Dry-frying the eggplant slices before simmering in the sauce

This dish was taught to me way back when by a Bellair Crew member named Charlotte. Since then, it’s a summer staple and what I generally serve to folks who say they don’t like eggplant. In this dish, the eggplant is sweet and sticky and has the flavor of sweet soy. I generally use it as a side dish or part of a larger rice bowl concoction as it’s strong (salty/sweet) on its own.

First, make a sauce, like this or similar: 1+ garlic cloves, sliced. An inch of ginger, grated. 1/4 cup soy sauce. 1/4 cup of brown or regular sugar. 2 tbs each rice wine vinegar and fish sauce. 3/4 cup+ water. The exact mixture isn’t super important and you can reduce the soy sauce/sugar to make it more mild for a main dish.

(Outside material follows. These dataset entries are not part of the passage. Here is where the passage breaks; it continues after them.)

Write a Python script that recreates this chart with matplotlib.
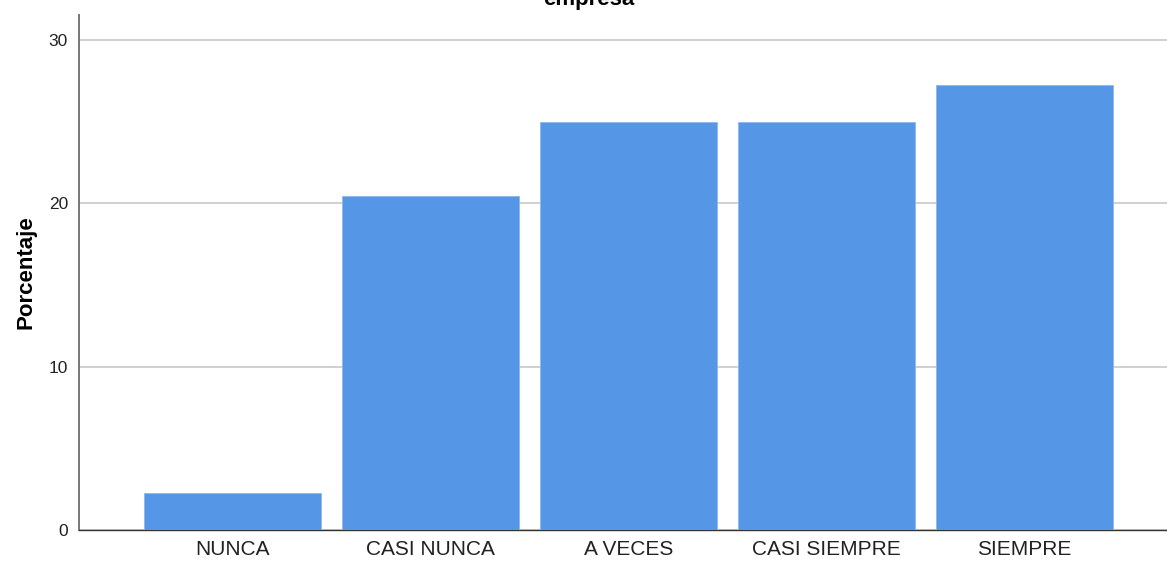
import matplotlib
matplotlib.use("Agg")
import matplotlib.pyplot as plt

categories = ["NUNCA", "CASI NUNCA", "A VECES", "CASI SIEMPRE", "SIEMPRE"]
porcentaje = [2.27, 20.45, 25.0, 25.0, 27.27]
yticks = [0, 10, 20, 30]

plt.rcParams['font.family'] = ['Liberation Sans', 'DejaVu Sans']

fig = plt.figure(figsize=(11.67, 5.63), dpi=100)
ax = fig.add_axes([79/1167, 33/563, 1 - 79/1167, (530-15)/563])

x = list(range(len(categories)))
ax.bar(x, porcentaje, width=0.894, color="#5596E6", edgecolor="#8fb8ee", linewidth=0.6, zorder=3)

ax.set_xlim(-0.775, 4.72)
ax.set_ylim(0, 31.53)
ax.set_yticks(yticks)
ax.set_xticks(x)
ax.set_xticklabels(categories, fontsize=15, color="#222222")
ax.tick_params(axis='y', length=0, labelsize=12.5, pad=8, colors="#222222")
ax.tick_params(axis='x', length=0, pad=7)
ax.yaxis.grid(True, color="#c8c8c8", linewidth=1.2, zorder=0)
ax.set_axisbelow(True)

for s in ["top", "right"]:
    ax.spines[s].set_visible(False)
ax.spines["left"].set_color("#777777")
ax.spines["left"].set_linewidth(1.4)
ax.spines["bottom"].set_color("#333333")
ax.spines["bottom"].set_linewidth(1.0)

ax.set_ylabel("Porcentaje", fontsize=16, fontweight="bold", labelpad=9)

fig.text(589/1167, 1 - 5/563, "empresa", ha="center", va="baseline", fontsize=16, fontweight="bold")

fig.savefig("out.png", dpi=100)
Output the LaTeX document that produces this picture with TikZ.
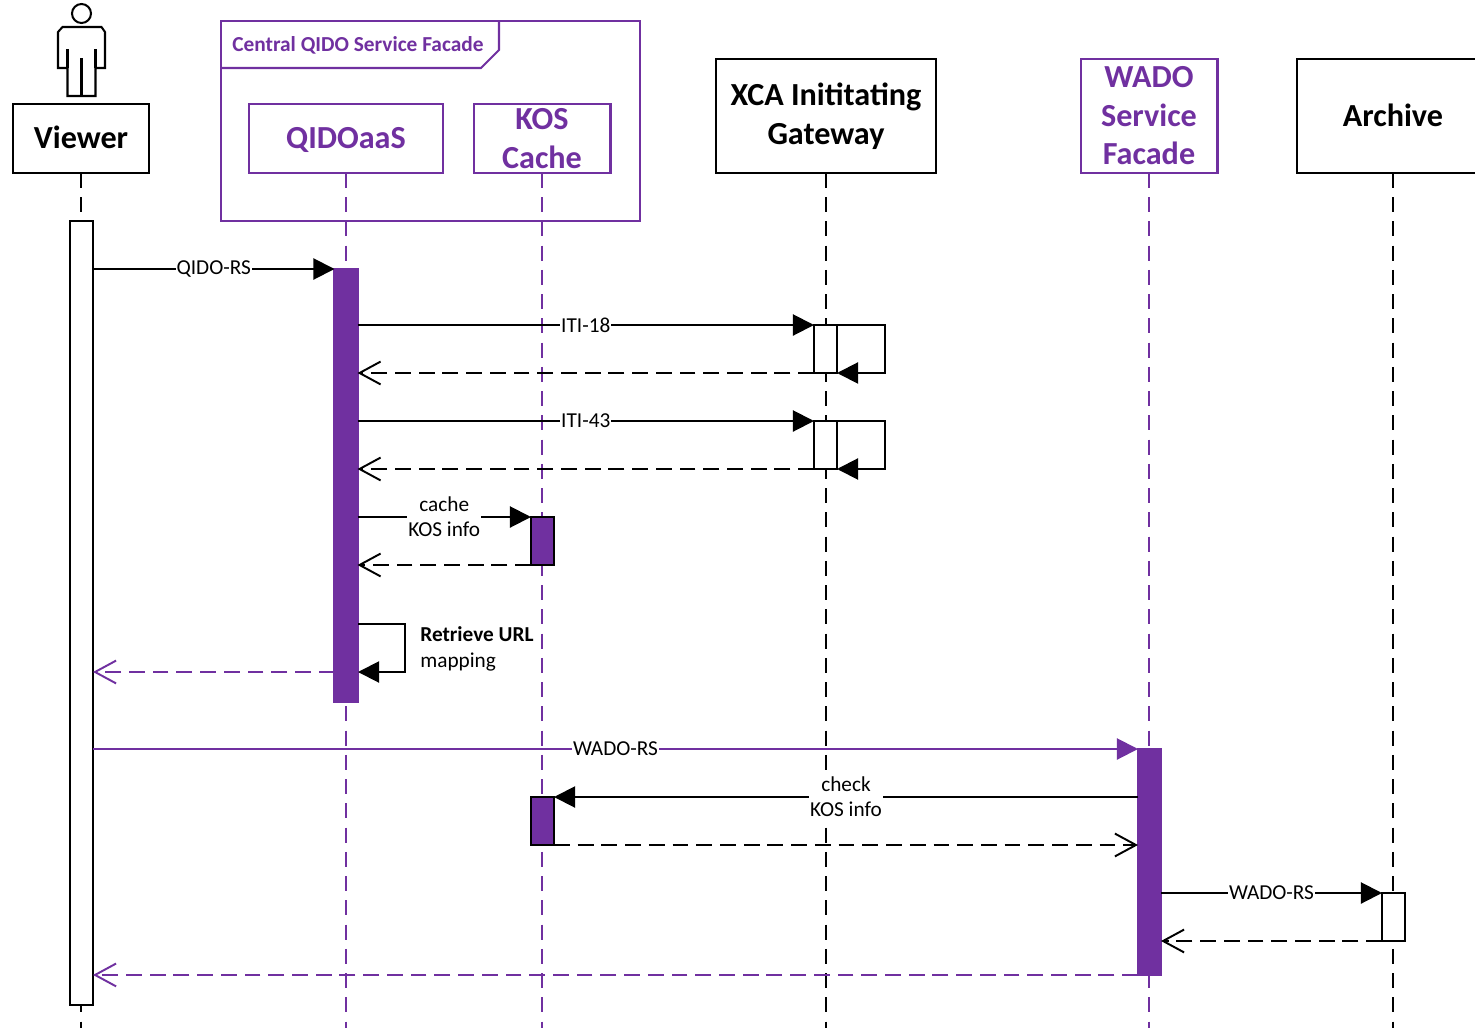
\documentclass[tikz,border=0pt]{standalone}
\usepackage{fontspec}
\setmainfont{Carlito}
\usetikzlibrary{arrows.meta,calc}
\definecolor{facadepurple}{RGB}{112, 48, 160}
\tikzset{
  headbox/.style={draw=black, line width=1.15pt, fill=white, inner sep=0pt, outer sep=0pt, align=center,
    font=\fontsize{18.3}{21.9}\selectfont\bfseries},
  purplebox/.style={headbox, draw=facadepurple, text=facadepurple},
  oneline/.style={text height=12pt, text depth=0.5pt},
  lifeline/.style={line width=1.15pt, dash pattern=on 8.5pt off 5.3pt},
  barwhite/.style={draw=black, fill=white, line width=1.15pt, minimum width=0.46cm, inner sep=0pt, outer sep=0pt, anchor=north},
  barpurple/.style={barwhite, draw=facadepurple, fill=facadepurple},
  barkos/.style={barwhite, fill=facadepurple},
  callmsg/.style={line width=1.15pt, -{Triangle[length=12pt,width=12pt]}},
  backmsg/.style={line width=1.15pt, dash pattern=on 9pt off 4.5pt, -{Straight Barb[length=12pt,width=13pt,line width=1.1pt]}},
  msglabel/.style={midway, fill=white, inner sep=0.5pt, align=center, text=black,
    font=\fontsize{12.1}{14.2}\selectfont}
}
\begin{document}
\begin{tikzpicture}[x=0.02cm, y=-0.02cm]
    \useasboundingbox (0,0) rectangle (1475,1028);
    \fill[white] (0,0) rectangle (1475,1028);

    % Actor figure over the viewer
    \draw[line width=1.15pt] (81.5,13.5) ellipse (9.5 and 9.5);
    \draw[line width=1.15pt] (62.5,27) -- (101.5,27) -- (105,32) -- (105,68) -- (95.5,68)
        -- (95.5,96) -- (67.5,96) -- (67.5,68) -- (58,68) -- (58,32) -- cycle;
    \draw[line width=1.15pt] (67.5,49) -- (67.5,68) (95.5,49) -- (95.5,68) (81.5,58) -- (81.5,96);

    % Header boxes
    \node[headbox, oneline, minimum width=2.74cm, minimum height=1.38cm] (viewer) at (81,138.5) {Viewer};
    \node[purplebox, oneline, minimum width=3.88cm, minimum height=1.38cm] (qidoaas) at (346,138.5) {QIDOaaS};
    \node[purplebox, minimum width=2.74cm, minimum height=1.38cm] (kos) at (542,138.5) {KOS\\Cache};
    \node[headbox, minimum width=4.40cm, minimum height=2.28cm] (xca) at (826,116) {XCA Inititating\\Gateway};
    \node[purplebox, minimum width=2.74cm, minimum height=2.28cm] (wado) at (1149,116) {WADO\\Service\\Facade};
    \node[headbox, oneline, minimum width=3.84cm, minimum height=2.28cm] (archive) at (1393,116) {Archive};

    % Lifelines
    \coordinate (viewerend) at (81,1034);
    \coordinate (qidoend) at (346,1034);
    \coordinate (kosend) at (542,1034);
    \coordinate (xcaend) at (826,1034);
    \coordinate (wadoend) at (1149,1034);
    \coordinate (archiveend) at (1393,1034);
    \draw[lifeline] (viewer) -- (viewerend);
    \draw[lifeline, draw=facadepurple] (qidoaas) -- (qidoend);
    \draw[lifeline, draw=facadepurple] (kos) -- (kosend);
    \draw[lifeline] (xca) -- (xcaend);
    \draw[lifeline, draw=facadepurple] (wado) -- (wadoend);
    \draw[lifeline] (archive) -- (archiveend);

    % Frame round QIDOaaS and the cache
    \draw[draw=facadepurple, line width=1.15pt] (221,21) rectangle (640,221);
    \draw[draw=facadepurple, line width=1.15pt] (221,68) -- (481,68) -- (499,50) -- (499,21);
    \node[anchor=west, inner sep=0pt, text=facadepurple, font=\fontsize{12.15}{14}\selectfont\bfseries] (frametitle) at (232,45) {Central QIDO Service Facade};

    % Activation bars
    \node[barwhite, minimum height=15.68cm] (viewerbar) at (81.5,221) {};
    \node[barpurple, minimum height=8.66cm] (qidobar) at (346,269) {};
    \node[barkos, minimum height=0.96cm] (kosbara) at (542.5,517) {};
    \node[barkos, minimum height=0.96cm] (kosbarb) at (542.5,797) {};
    \node[barwhite, minimum height=0.96cm] (xcabara) at (825.5,325) {};
    \node[barwhite, minimum height=0.96cm] (xcabarb) at (825.5,421) {};
    \node[barpurple, minimum height=4.52cm] (wadobar) at (1149.5,749) {};
    \node[barwhite, minimum height=0.96cm] (archivebar) at (1393.5,893) {};

    % Step 1: query from the viewer
    \draw[callmsg] (viewerbar.east |- qidobar.north) -- node[msglabel] (qidolabel) {QIDO-RS} (qidobar.north west);

    % Step 2: the two gateway exchanges
    \draw[callmsg] (qidobar.east |- xcabara.north) -- node[msglabel] (itialabel) {ITI-18} (xcabara.north west);
    \draw[callmsg] (xcabara.north east) -- ++(48,0) |- (xcabara.south east);
    \draw[backmsg] (xcabara.south west) -- (qidobar.east |- xcabara.south);
    \draw[callmsg] (qidobar.east |- xcabarb.north) -- node[msglabel] (itiblabel) {ITI-43} (xcabarb.north west);
    \draw[callmsg] (xcabarb.north east) -- ++(48,0) |- (xcabarb.south east);
    \draw[backmsg] (xcabarb.south west) -- (qidobar.east |- xcabarb.south);

    % Step 3: cache write
    \draw[callmsg] (qidobar.east |- kosbara.north) -- node[msglabel] (cachelabel) {cache\\KOS info} (kosbara.north west);
    \draw[backmsg] (kosbara.south west) -- (qidobar.east |- kosbara.south);

    % Step 4: URL mapping and reply
    \coordinate (mapstart) at (358,624);
    \coordinate (mapend) at (358,672);
    \draw[callmsg] (mapstart) -- ++(47,0) |- (mapend);
    \node[anchor=west, inner sep=0pt, align=left, font=\fontsize{12.1}{14.8}\selectfont] (maplabel) at (420,649) {\textbf{Retrieve URL}\\mapping};
    \draw[backmsg, draw=facadepurple] (qidobar.west |- mapend) -- (viewerbar.east |- mapend);

    % Step 5: retrieve
    \draw[callmsg, draw=facadepurple, fill=facadepurple] (viewerbar.east |- wadobar.north) -- node[msglabel] (wadolabel) {WADO-RS} (wadobar.north west);
    \draw[callmsg] (wadobar.west |- kosbarb.north) -- node[msglabel] (checklabel) {check\\KOS info} (kosbarb.north east);
    \draw[backmsg] (kosbarb.south east) -- (wadobar.west |- kosbarb.south);
    \draw[callmsg] (wadobar.east |- archivebar.north) -- node[msglabel] (archivelabel) {WADO-RS} (archivebar.north west);
    \draw[backmsg] (archivebar.south west) -- (wadobar.east |- archivebar.south);
    \draw[backmsg, draw=facadepurple] (wadobar.south west) -- (viewerbar.east |- wadobar.south);
\end{tikzpicture}
\end{document}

Served over sushi rice with carrots and cucumbers

In batches, char asian or other eggplant (1-2 Italian, 3-4 Asian), sliced, in a dry skillet. Alternatively, roast the slices in a hot oven (450) with no oil. I do the oven method for a crowd, the skillet when it's just me and my husband. Once all eggplant is pre-cooked (not necessary to cook all the way, just want to make some toasty edges), throw it all into a big skillet or wok over high heat and dump in the sauce. Simmer, covered, until the eggplant begins to soften. If the sauce is thin, remove the lid so it reduces. Adjust to your taste. If the eggplant aren't fully soft, you can add more water and keep reducing until it is.